Work required - Transcribe the material word for word, but without the images.
━━━━
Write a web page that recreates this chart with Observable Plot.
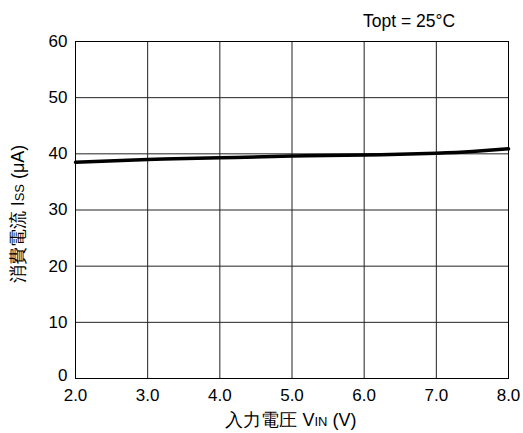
<!DOCTYPE html>
<html>
<head>
<meta charset="utf-8">
<script src="https://cdn.jsdelivr.net/npm/d3@7"></script>
<script src="https://cdn.jsdelivr.net/npm/@observablehq/plot@0.6"></script>
<style>
  html, body { margin: 0; padding: 0; background: white; }
</style>
</head>
<body>
<div id="chart"></div>
<script>
const vin = [2.0, 3.0, 4.0, 5.0, 6.0, 7.0, 7.5, 8.0];
const iss = [38.5, 39.0, 39.3, 39.6, 39.8, 40.1, 40.4, 40.9];
const xTicks = [2, 3, 4, 5, 6, 7, 8];
const yTicks = [0, 10, 20, 30, 40, 50, 60];
const data = vin.map((v, i) => ({ v, i: iss[i] }));

const font = "'Liberation Sans', Arial, sans-serif";

const chart = Plot.plot({
  width: 523,
  height: 433,
  marginLeft: 75,
  marginRight: 15,
  marginTop: 41,
  marginBottom: 55,
  style: { fontFamily: font, fontSize: "17px", color: "black", background: "white" },
  x: { domain: [2, 8] },
  y: { domain: [0, 60] },
  marks: [
    Plot.gridX(xTicks, { stroke: "#222", strokeOpacity: 1, strokeWidth: 1 }),
    Plot.gridY(yTicks, { stroke: "#222", strokeOpacity: 1, strokeWidth: 1 }),
    Plot.frame({ stroke: "black", strokeWidth: 1 }),
    Plot.axisX(xTicks, { tickSize: 0, tickPadding: 10, label: null, tickFormat: d => d.toFixed(1), fontSize: 17 }),
    Plot.axisY(yTicks.filter(d => d > 0), { tickSize: 0, tickPadding: 8, label: null, fontSize: 17 }),
    Plot.axisY([0], { tickSize: 0, tickPadding: 8, label: null, fontSize: 17, dy: -3 }),
    Plot.line(data, { x: "v", y: "i", stroke: "black", strokeWidth: 3.5, curve: "natural" })
  ]
});

const svg = d3.select(chart);
// Title
svg.append("text")
  .attr("x", 363).attr("y", 27)
  .attr("text-anchor", "start")
  .attr("font-family", font).attr("font-size", 17.5).attr("fill", "black")
  .text("Topt = 25°C");

// X label
const xl = svg.append("text")
  .attr("x", 291).attr("y", 426)
  .attr("text-anchor", "middle")
  .attr("font-family", font).attr("font-size", 18).attr("fill", "black");
xl.append("tspan").text("入力電圧 V");
xl.append("tspan").attr("font-size", 13).text("IN");
xl.append("tspan").text(" (V)");

// Y label
const yl = svg.append("text")
  .attr("transform", "translate(24,214) rotate(-90)")
  .attr("text-anchor", "middle")
  .attr("font-family", font).attr("font-size", 18).attr("fill", "black");
yl.append("tspan").text("消費電流 I");
yl.append("tspan").attr("font-size", 13).text("SS");
yl.append("tspan").text(" (μA)");

document.getElementById("chart").appendChild(chart);
</script>
</body>
</html>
━━━━
Problem solution -
Write a web page that recreates this chart with Observable Plot.
<!DOCTYPE html>
<html>
<head>
<meta charset="utf-8">
<script src="https://cdn.jsdelivr.net/npm/d3@7"></script>
<script src="https://cdn.jsdelivr.net/npm/@observablehq/plot@0.6"></script>
<style>
  html, body { margin: 0; padding: 0; background: white; }
</style>
</head>
<body>
<div id="chart"></div>
<script>
const vin = [2.0, 3.0, 4.0, 5.0, 6.0, 7.0, 7.5, 8.0];
const iss = [38.5, 39.0, 39.3, 39.6, 39.8, 40.1, 40.4, 40.9];
const xTicks = [2, 3, 4, 5, 6, 7, 8];
const yTicks = [0, 10, 20, 30, 40, 50, 60];
const data = vin.map((v, i) => ({ v, i: iss[i] }));

const font = "'Liberation Sans', Arial, sans-serif";

const chart = Plot.plot({
  width: 523,
  height: 433,
  marginLeft: 75,
  marginRight: 15,
  marginTop: 41,
  marginBottom: 55,
  style: { fontFamily: font, fontSize: "17px", color: "black", background: "white" },
  x: { domain: [2, 8] },
  y: { domain: [0, 60] },
  marks: [
    Plot.gridX(xTicks, { stroke: "#222", strokeOpacity: 1, strokeWidth: 1 }),
    Plot.gridY(yTicks, { stroke: "#222", strokeOpacity: 1, strokeWidth: 1 }),
    Plot.frame({ stroke: "black", strokeWidth: 1 }),
    Plot.axisX(xTicks, { tickSize: 0, tickPadding: 10, label: null, tickFormat: d => d.toFixed(1), fontSize: 17 }),
    Plot.axisY(yTicks.filter(d => d > 0), { tickSize: 0, tickPadding: 8, label: null, fontSize: 17 }),
    Plot.axisY([0], { tickSize: 0, tickPadding: 8, label: null, fontSize: 17, dy: -3 }),
    Plot.line(data, { x: "v", y: "i", stroke: "black", strokeWidth: 3.5, curve: "natural" })
  ]
});

const svg = d3.select(chart);
// Title
svg.append("text")
  .attr("x", 363).attr("y", 27)
  .attr("text-anchor", "start")
  .attr("font-family", font).attr("font-size", 17.5).attr("fill", "black")
  .text("Topt = 25°C");

// X label
const xl = svg.append("text")
  .attr("x", 291).attr("y", 426)
  .attr("text-anchor", "middle")
  .attr("font-family", font).attr("font-size", 18).attr("fill", "black");
xl.append("tspan").text("入力電圧 V");
xl.append("tspan").attr("font-size", 13).text("IN");
xl.append("tspan").text(" (V)");

// Y label
const yl = svg.append("text")
  .attr("transform", "translate(24,214) rotate(-90)")
  .attr("text-anchor", "middle")
  .attr("font-family", font).attr("font-size", 18).attr("fill", "black");
yl.append("tspan").text("消費電流 I");
yl.append("tspan").attr("font-size", 13).text("SS");
yl.append("tspan").text(" (μA)");

document.getElementById("chart").appendChild(chart);
</script>
</body>
</html>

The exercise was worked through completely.